April 5, 2010

Tunisia means to lie down

Population 10,432,500
The name Tunis can be attributed to different origins. It can be associated with the Phoenician goddess Tanith (aka Tunit), ancient city of Tynes or to the Berber root ens which means "to lie down".

Tunisia is the smallest of the nations situated along the Atlas mountain range. The south of the country is composed of the Sahara desert, with much of the remainder consisting of particularly fertile soil and 1,300 km of coastline.

Tunisia has close relations with both the European Union — with whom it has an association agreement — and the Arab world. Tunisia is also a member of the Arab League and the African union.

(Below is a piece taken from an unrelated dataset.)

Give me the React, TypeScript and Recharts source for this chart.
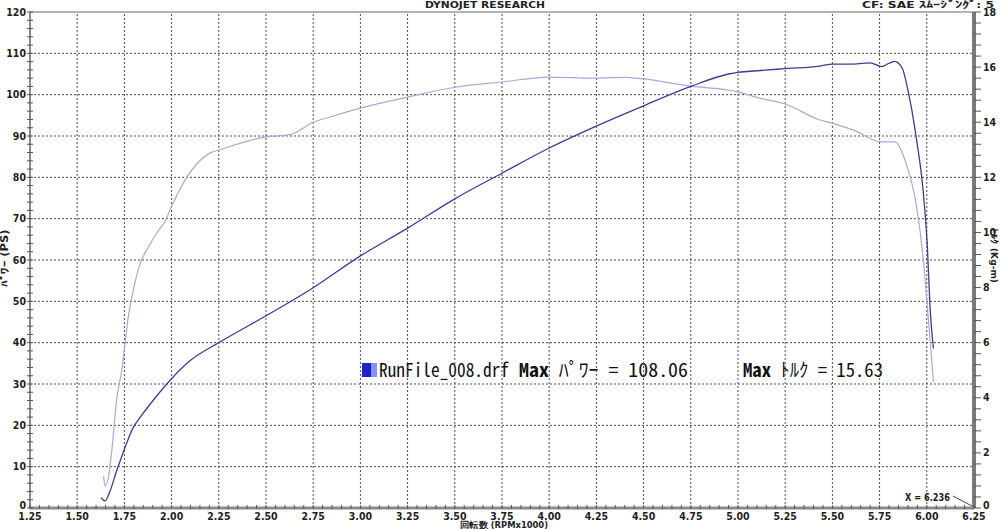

Every year numerous Tunisians attempt illegal immigration to European countries like Italy by sea. Many die trying when the small boats in which they are riding capsize or go adrift at sea. Others reach their destination but are forcibly repatriate.

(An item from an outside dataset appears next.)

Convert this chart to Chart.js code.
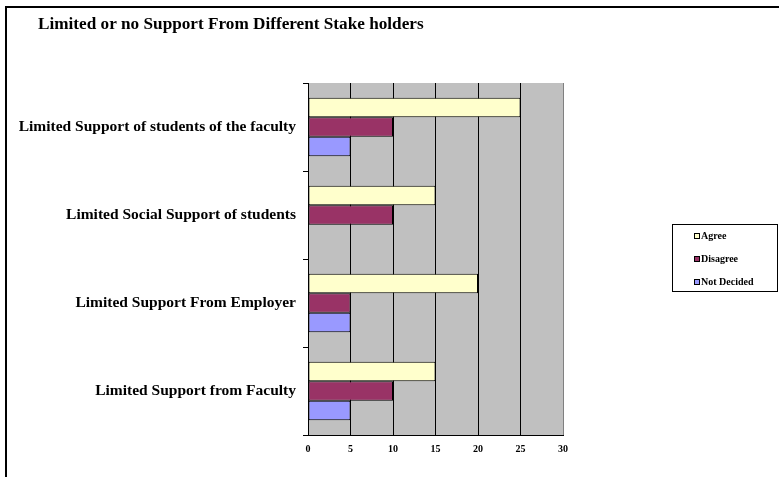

Tunisia is an authoritarian regime and police state in the guise of a procedural democracy. Independent human rights groups, such as Amnesty International, Freedom House, have documented that basic human and political rights are not respected.

Censorship in Tunisia is severe. In practice no public criticism of the regime is tolerated and all direct protest is severely suppressed and does not get reported in the media as was the case with the public demonstrations against nepotism and corruption in 'Redayef' near the city of Gafsa, in the country's south, in 2008.

Tunisia has a diverse economy, ranging from agriculture, mining, manufacturing, petroleum products and tourism. In 2008 it had a GDP of $41 billion (official exchange rates), or $82 billion (purchasing power parity).

The Desertec project is a large-scale energy project aimed at installing solarpower panels in, and a grid connecting North Africa and Europe. Tunisia will be a part of this project, but exactly how it may benefit from it remains to be seen.

Tunic Arabic is the local vernacular of Arabic and is considered Tunisia's official language. As is the case in the rest of the Arab world, a local variety of Arabic is used by the public. Tunisian Arabic is closely related to the Maltese language. There is also a small minority of speakers of Shelha, a Berber language.

Tunisia is the 79th country visiting this blog.